--- START ---

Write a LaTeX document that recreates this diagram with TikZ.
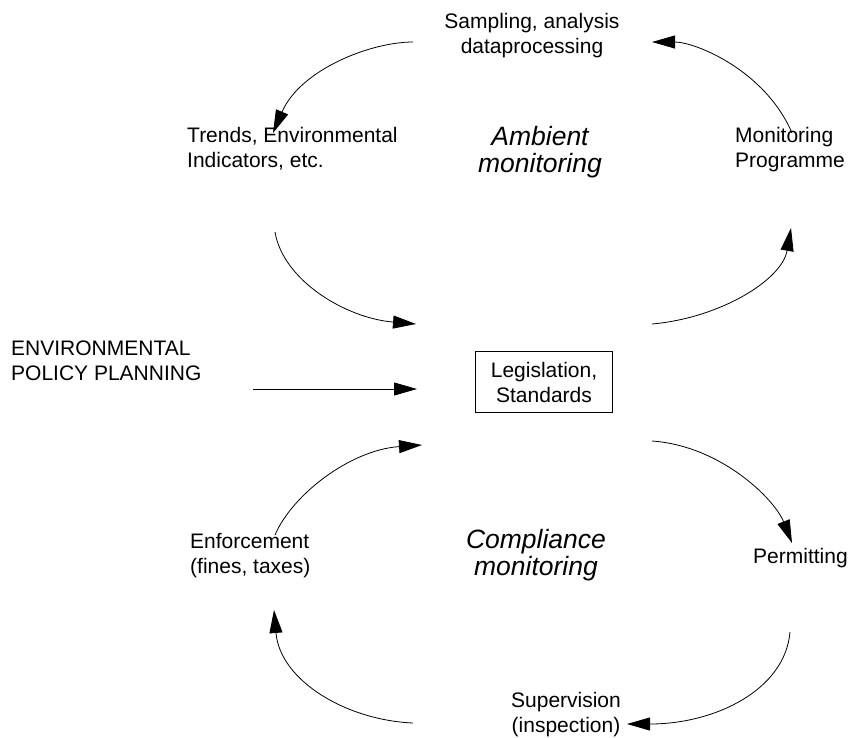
\documentclass[tikz,border=0pt]{standalone}
\usepackage{fontspec}
\setmainfont{Liberation Sans}
\usetikzlibrary{arrows.meta}
\tikzset{
  lbl/.style={font=\fontsize{21}{25}\selectfont, inner sep=0pt, align=left},
  lblc/.style={lbl, align=center},
  cyclename/.style={font=\fontsize{26.5}{27}\selectfont\itshape, inner sep=0pt, align=center},
  flow/.style={-{Triangle[length=23pt,width=13pt]}, line width=0.8pt}
}

\begin{document}
\begin{tikzpicture}[x=1pt, y=-1pt]
\useasboundingbox (0,0) rectangle (848,737);

% Ambient monitoring (upper cycle)
\node[lblc, anchor=base] (samp) at (532,53) {Sampling, analysis\\dataprocessing};
\node[lbl, anchor=base west] (trend) at (187,167) {Trends, Environmental\\Indicators, etc.};
\node[lbl, anchor=base west] (monprog) at (735,167) {Monitoring\\Programme};
\node[cyclename, anchor=base] (ambient) at (540,172) {Ambient\\monitoring};

% Policy input and the central box
\node[lbl, anchor=base west] (policy) at (11,380) {ENVIRONMENTAL\\POLICY PLANNING};
\node[lblc, draw, line width=0.8pt, minimum width=137pt, minimum height=61pt] (legis) at (544,382) {Legislation,\\Standards};

% Compliance monitoring (lower cycle)
\node[lbl, anchor=base west] (enforce) at (190,573) {Enforcement\\(fines, taxes)};
\node[cyclename, anchor=base] (compl) at (536,575) {Compliance\\monitoring};
\node[lbl, anchor=base west] (permit) at (753,563) {Permitting};
\node[lblc, anchor=base] (super) at (566,732) {Supervision\\(inspection)};

% free ends of the arrows
\coordinate (samp-w) at (413,42);
\coordinate (samp-e) at (652,42);
\coordinate (trend-n) at (273,133);
\coordinate (trend-s) at (275,232);
\coordinate (monprog-n) at (792,133);
\coordinate (monprog-s) at (791,228);
\coordinate (legis-nw) at (416,324);
\coordinate (legis-ne) at (652,324);
\coordinate (policy-e) at (253,389);
\coordinate (legis-w) at (417,389);
\coordinate (legis-sw) at (422,445);
\coordinate (legis-se) at (652,441);
\coordinate (permit-n) at (792,543);
\coordinate (permit-s) at (790,632);
\coordinate (super-e) at (627,724);
\coordinate (super-w) at (413,723);
\coordinate (enforce-s) at (274,610);
\coordinate (enforce-n) at (275,535);

% upper cycle arrows
\draw[flow] (samp-w) .. controls (370,42) and (300,70) .. (trend-n);
\draw[flow] (trend-s) .. controls (283,280) and (345,318) .. (legis-nw);
\draw[flow] (legis-ne) .. controls (720,318) and (782,280) .. (monprog-s);
\draw[flow] (monprog-n) .. controls (765,70) and (695,42) .. (samp-e);

% policy arrow
\draw[flow] (policy-e) -- (legis-w);

% lower cycle arrows
\draw[flow] (legis-se) .. controls (722,446) and (775,500) .. (permit-n);
\draw[flow] (permit-s) .. controls (785,690) and (715,724) .. (super-e);
\draw[flow] (super-w) .. controls (345,720) and (280,680) .. (enforce-s);
\draw[flow] (enforce-n) .. controls (292,495) and (350,450) .. (legis-sw);

\end{tikzpicture}
\end{document}
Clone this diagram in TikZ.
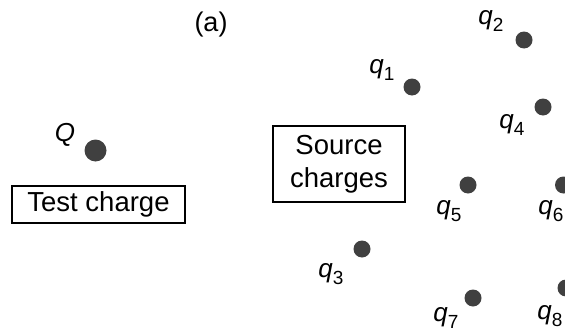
\documentclass[tikz,border=0pt]{standalone}
\usepackage{fontspec}
\setmainfont{Liberation Sans}
\definecolor{dotgray}{HTML}{404040}
\newcommand\qlab[1]{\textit{q}\raisebox{-0.28em}{\fontsize{19}{19}\selectfont #1}}
\begin{document}
\begin{tikzpicture}[x=1pt,y=-1pt,
  charge/.style={circle, fill=dotgray, inner sep=0pt, minimum size=17pt},
  bigcharge/.style={circle, fill=dotgray, inner sep=0pt, minimum size=22pt},
  lbl/.style={inner sep=0pt, font=\fontsize{26}{26}\selectfont},
  txtbox/.style={draw, line width=1.1pt, inner sep=0pt, align=center, font=\fontsize{27.5}{33}\selectfont}]
\useasboundingbox (0,0) rectangle (565,332);
\clip (0,0) rectangle (565,332);
\node[lbl, font=\fontsize{27}{27}\selectfont] (a) at (211,25) {(a)};
% test charge
\node[bigcharge] (Q) at (95.5,150.5) {};
\node[lbl] (Qlab) at (65,135) {\textit{Q}};
\node[txtbox, minimum width=173pt, minimum height=37pt] (test) at (98.5,204.5) {Test charge};
\node[txtbox, minimum width=132pt, minimum height=76pt] (source) at (339,164) {Source\\charges};
% source charges
\node[charge] (q1) at (412,87) {};
\node[charge] (q2) at (524,40) {};
\node[charge] (q3) at (362,249) {};
\node[charge] (q4) at (543,107) {};
\node[charge] (q5) at (468,185) {};
\node[charge] (q6) at (563.5,185) {};
\node[charge] (q7) at (473,298) {};
\node[charge] (q8) at (566,288) {};
\node[lbl] (l1) at (382,70) {\qlab{1}};
\node[lbl] (l2) at (491,21) {\qlab{2}};
\node[lbl] (l3) at (331,274) {\qlab{3}};
\node[lbl] (l4) at (512,125) {\qlab{4}};
\node[lbl] (l5) at (449,211) {\qlab{5}};
\node[lbl] (l6) at (551,211) {\qlab{6}};
\node[lbl] (l7) at (446,318) {\qlab{7}};
\node[lbl] (l8) at (550,316) {\qlab{8}};
\end{tikzpicture}
\end{document}
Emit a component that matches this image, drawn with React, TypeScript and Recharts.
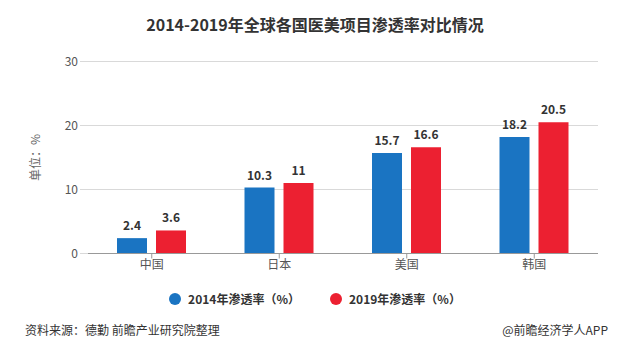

--- END ---

## [What to do]
Only the count is wanted: report how many lines of the material above hold the word "that".

## [Full response]
2